Why does a worker with the same knowledge and skills earn so much more in the USA than in Colombia? The key is in the accumulation of capital.
A worker in a factory in the United States produces more, in less time and of better quality, not because he is better or smarter, but because the company has capital goods that, for example, a Colombian company does not have. These capital goods are obtained after saving. Savings, capital accumulation, are fundamental for the development of a society.
If savings are punished and savers are taxed, capitalization is slowed down and with it the growth of salaries and the welfare of society. What has allowed societies to become richer is not a greater degree of effort on the part of manual workers, but the accumulation of capital by savers and then the use of that capital — by entrepreneurs — in good investments.
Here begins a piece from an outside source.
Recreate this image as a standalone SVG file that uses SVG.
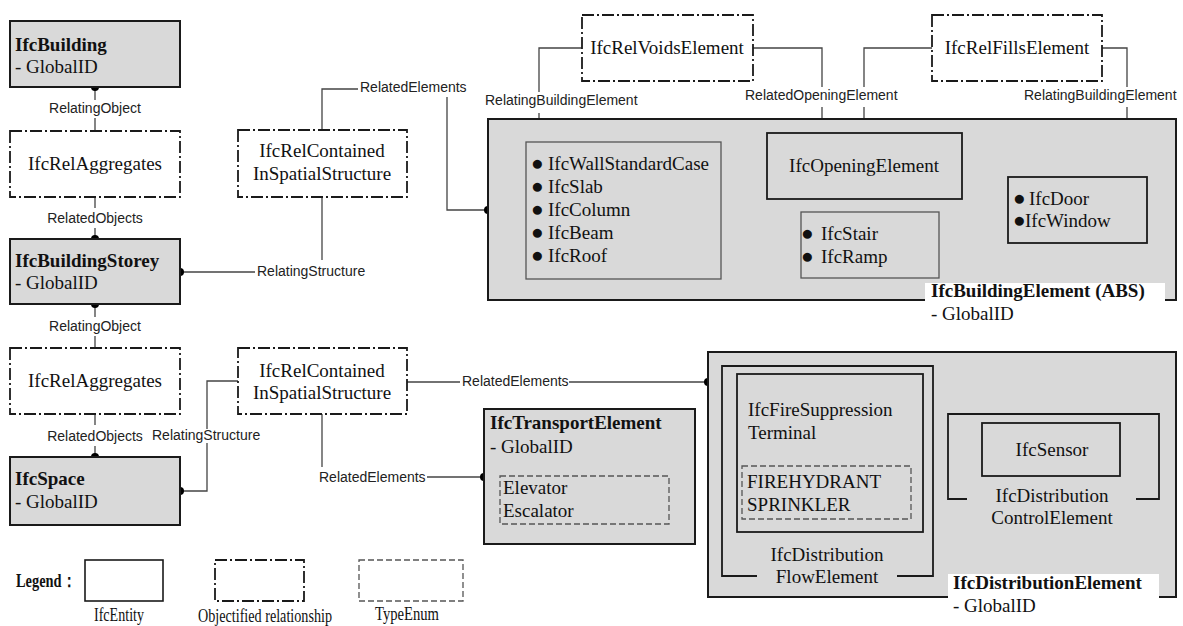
<svg xmlns="http://www.w3.org/2000/svg" width="1183" height="626" viewBox="0 0 1183 626">
<style>
.ent{fill:#d9d9d9;stroke:#1a1a1a;stroke-width:2}
.sub{fill:#d9d9d9;stroke:#555;stroke-width:1.3}
.sub2{fill:#d9d9d9;stroke:#1a1a1a;stroke-width:1.8}
.rel{fill:#fff;stroke:#1a1a1a;stroke-width:1.8;stroke-dasharray:12,3,2,3}
.enum{fill:none;stroke:#555;stroke-width:1.3;stroke-dasharray:6,3}
.brk{fill:none;stroke:#1a1a1a;stroke-width:1.8}
.t{font-family:"Liberation Serif","Times New Roman",serif;font-size:19px;fill:#111}
.b{font-weight:bold}
.c{text-anchor:middle}
.lb{font-family:"Liberation Sans",Arial,sans-serif;font-size:14px;fill:#222}
.bul{font-size:21px}
.cn{fill:none;stroke:#444;stroke-width:1.3}
.dot{fill:#000}
</style>
<rect width="1183" height="626" fill="#fff"/>

<g id="connectors">
  <path class="cn" d="M95,87 V100 M95,118 V131"/>
  <path class="cn" d="M95,197 V208 M95,228 V239"/>
  <path class="cn" d="M95,304 V317 M95,336 V348"/>
  <path class="cn" d="M95,414 V425 M95,446 V457"/>
  <path class="cn" d="M180,272 H255"/>
  <path class="cn" d="M322,197 V260"/>
  <path class="cn" d="M322,130 V89 H358"/>
  <path class="cn" d="M447,97 V210 H488"/>
  <path class="cn" d="M180,491 H207 V443 M207,429 V381 H238"/>
  <path class="cn" d="M407,382 H460 M569,382 H708"/>
  <path class="cn" d="M322,414 V467"/>
  <path class="cn" d="M427,477 H484"/>
  <path class="cn" d="M582,48 H539 V92 M539,113 V142"/>
  <path class="cn" d="M753,48 H822 V87 M822,107 V133"/>
  <path class="cn" d="M932,48 H864 V87 M864,107 V133"/>
  <path class="cn" d="M1102,48 H1127 V87 M1127,107 V177"/>
  <circle class="dot" cx="95" cy="87" r="4"/>
  <circle class="dot" cx="95" cy="239" r="4"/>
  <circle class="dot" cx="95" cy="304" r="4"/>
  <circle class="dot" cx="95" cy="457" r="4"/>
  <circle class="dot" cx="180" cy="272" r="4"/>
  <circle class="dot" cx="180" cy="491" r="4"/>
  <circle class="dot" cx="488" cy="210" r="4"/>
  <circle class="dot" cx="708" cy="382" r="4"/>
  <circle class="dot" cx="484" cy="477" r="4"/>
  <circle class="dot" cx="539" cy="142" r="4"/>
  <circle class="dot" cx="822" cy="133" r="4"/>
  <circle class="dot" cx="864" cy="133" r="4"/>
  <circle class="dot" cx="1127" cy="177" r="4"/>
  <text class="lb c" x="95" y="113">RelatingObject</text>
  <text class="lb c" x="95" y="223">RelatedObjects</text>
  <text class="lb c" x="95" y="331">RelatingObject</text>
  <text class="lb c" x="95" y="441">RelatedObjects</text>
  <text class="lb" x="257" y="276">RelatingStructure</text>
  <text class="lb" x="152" y="440">RelatingStructure</text>
  <text class="lb" x="360" y="92">RelatedElements</text>
  <text class="lb" x="462" y="386">RelatedElements</text>
  <text class="lb" x="319" y="482">RelatedElements</text>
  <text class="lb" x="485" y="105">RelatingBuildingElement</text>
  <text class="lb" x="745" y="100">RelatedOpeningElement</text>
  <text class="lb" x="1024" y="100">RelatingBuildingElement</text>
</g>

<g id="IfcBuilding">
  <rect class="ent" x="10" y="21" width="170" height="66"/>
  <text class="t b" x="15" y="51">IfcBuilding</text>
  <text class="t" x="15" y="73">- GlobalID</text>
</g>
<g id="IfcRelAggregates1">
  <rect class="rel" x="10" y="131" width="170" height="66"/>
  <text class="t c" x="95" y="170">IfcRelAggregates</text>
</g>
<g id="IfcBuildingStorey">
  <rect class="ent" x="10" y="239" width="170" height="65"/>
  <text class="t b" x="15" y="267">IfcBuildingStorey</text>
  <text class="t" x="15" y="289">- GlobalID</text>
</g>
<g id="IfcRelAggregates2">
  <rect class="rel" x="10" y="348" width="170" height="66"/>
  <text class="t c" x="95" y="387">IfcRelAggregates</text>
</g>
<g id="IfcSpace">
  <rect class="ent" x="10" y="457" width="170" height="68"/>
  <text class="t b" x="15" y="485">IfcSpace</text>
  <text class="t" x="15" y="508">- GlobalID</text>
</g>
<g id="IfcRelContained1">
  <rect class="rel" x="238" y="130" width="169" height="67"/>
  <text class="t c" x="322" y="157">IfcRelContained</text>
  <text class="t c" x="322" y="180">InSpatialStructure</text>
</g>
<g id="IfcRelContained2">
  <rect class="rel" x="238" y="348" width="169" height="66"/>
  <text class="t c" x="322" y="377">IfcRelContained</text>
  <text class="t c" x="322" y="399">InSpatialStructure</text>
</g>
<g id="IfcRelVoidsElement">
  <rect class="rel" x="582" y="15" width="171" height="66"/>
  <text class="t c" x="667" y="54">IfcRelVoidsElement</text>
</g>
<g id="IfcRelFillsElement">
  <rect class="rel" x="932" y="15" width="170" height="66"/>
  <text class="t c" x="1017" y="54">IfcRelFillsElement</text>
</g>

<g id="IfcBuildingElement">
  <rect class="ent" x="488" y="119" width="688" height="181"/>
  <rect x="925" y="283" width="240" height="47" fill="#fff"/>
  <text class="t b" x="931" y="297">IfcBuildingElement (ABS)</text>
  <text class="t" x="931" y="320">- GlobalID</text>
</g>
<g id="WallGroup">
  <rect class="sub" x="526" y="142" width="195" height="137"/>
  <text class="t" x="531" y="170"><tspan class="bul">● </tspan><tspan x="548">IfcWallStandardCase</tspan></text>
  <text class="t" x="531" y="193"><tspan class="bul">● </tspan><tspan x="548">IfcSlab</tspan></text>
  <text class="t" x="531" y="216"><tspan class="bul">● </tspan><tspan x="548">IfcColumn</tspan></text>
  <text class="t" x="531" y="239"><tspan class="bul">● </tspan><tspan x="548">IfcBeam</tspan></text>
  <text class="t" x="531" y="262"><tspan class="bul">● </tspan><tspan x="548">IfcRoof</tspan></text>
</g>
<g id="IfcOpeningElement">
  <rect class="sub2" x="767" y="133" width="195" height="66"/>
  <text class="t c" x="864" y="172">IfcOpeningElement</text>
</g>
<g id="StairGroup">
  <rect class="sub" x="801" y="212" width="138" height="66"/>
  <text class="t" x="801" y="240"><tspan class="bul">● </tspan><tspan x="821">IfcStair</tspan></text>
  <text class="t" x="801" y="263"><tspan class="bul">● </tspan><tspan x="821">IfcRamp</tspan></text>
</g>
<g id="DoorGroup">
  <rect class="sub2" x="1008" y="177" width="139" height="66"/>
  <text class="t" x="1013" y="205"><tspan class="bul">● </tspan><tspan x="1029">IfcDoor</tspan></text>
  <text class="t" x="1013" y="227"><tspan class="bul">●</tspan><tspan x="1025">IfcWindow</tspan></text>
</g>

<g id="IfcTransportElement">
  <rect class="ent" x="484" y="409" width="211" height="135"/>
  <text class="t b" x="490" y="429">IfcTransportElement</text>
  <text class="t" x="490" y="453">- GlobalID</text>
  <rect class="enum" x="500" y="476" width="169" height="48"/>
  <text class="t" x="503" y="494">Elevator</text>
  <text class="t" x="503" y="517">Escalator</text>
</g>

<g id="IfcDistributionElement">
  <rect class="ent" x="708" y="352" width="468" height="245"/>
  <rect x="948" y="574" width="211" height="48" fill="#fff"/>
  <text class="t b" x="953" y="589">IfcDistributionElement</text>
  <text class="t" x="953" y="612">- GlobalID</text>
</g>
<g id="IfcDistributionFlowElement">
  <path class="brk" d="M757,576 H722 V366 H933 V576 H897"/>
  <text class="t c" x="827" y="561">IfcDistribution</text>
  <text class="t c" x="827" y="583">FlowElement</text>
</g>
<g id="IfcFireSuppressionTerminal">
  <rect class="sub2" x="737" y="374" width="186" height="158"/>
  <text class="t" x="748" y="416">IfcFireSuppression</text>
  <text class="t" x="748" y="439">Terminal</text>
  <rect class="enum" x="742" y="466" width="169" height="53"/>
  <text class="t" x="747" y="488">FIREHYDRANT</text>
  <text class="t" x="747" y="511">SPRINKLER</text>
</g>
<g id="IfcDistributionControlElement">
  <path class="brk" d="M967,499 H948 V414 H1159 V499 H1136"/>
  <text class="t c" x="1052" y="502">IfcDistribution</text>
  <text class="t c" x="1052" y="524">ControlElement</text>
</g>
<g id="IfcSensor">
  <rect class="sub2" x="982" y="423" width="138" height="53"/>
  <text class="t c" x="1052" y="456">IfcSensor</text>
</g>

<g id="legend">
  <text class="t b" x="16" y="587" font-size="17" textLength="60" lengthAdjust="spacingAndGlyphs">Legend：</text>
  <rect x="85" y="560" width="78" height="41" fill="#fff" stroke="#1a1a1a" stroke-width="1.6"/>
  <rect class="rel" x="215" y="560" width="89" height="41"/>
  <rect class="enum" x="359" y="560" width="104" height="41"/>
  <text class="t" x="94" y="621" font-size="18" textLength="50" lengthAdjust="spacingAndGlyphs">IfcEntity</text>
  <text class="t" x="198" y="622" font-size="18" textLength="134" lengthAdjust="spacingAndGlyphs">Objectified relationship</text>
  <text class="t" x="375" y="620" font-size="18" textLength="64" lengthAdjust="spacingAndGlyphs">TypeEnum</text>
</g>
</svg>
Obsessing over inequality and taking money away from those who have the most, hurts everyone. To destroy companies and decapitalize a country is to make it poor. The main interest of a country should be to end poverty and that is achieved with capitalism and freedom, and that freedom brings inequality because each person is different and makes different decisions.
Now that we understand the benefits of inequality, of savings, of disparate intelligence in a capitalist context, we must make a fundamental clarification: inequality resulting from freedom is beneficial for society, but only if it is the result of freedom.
If a businessman has made a lot of money because his production is exactly what society demands and the masses have rewarded him by buying his products, all is well and that man deserves his wealth, which is the result of his contribution to millions of people by offering good products. But, if the wealth comes from limiting the buying freedoms of the masses to force them to maintain their non-competitive enterprise, his activity is detrimental to society and there is no reason to defend his great fortunes as the product of a phenomenal contribution to society.
So, freedom brings inequality and that is not negative, but there are also inequalities that are the product of the abuse of a few over the majority. Businesses must compete freely without being protected by politicians and without forcing people to consume goods or services. We must defend the freedom to save, to invest, but also to buy.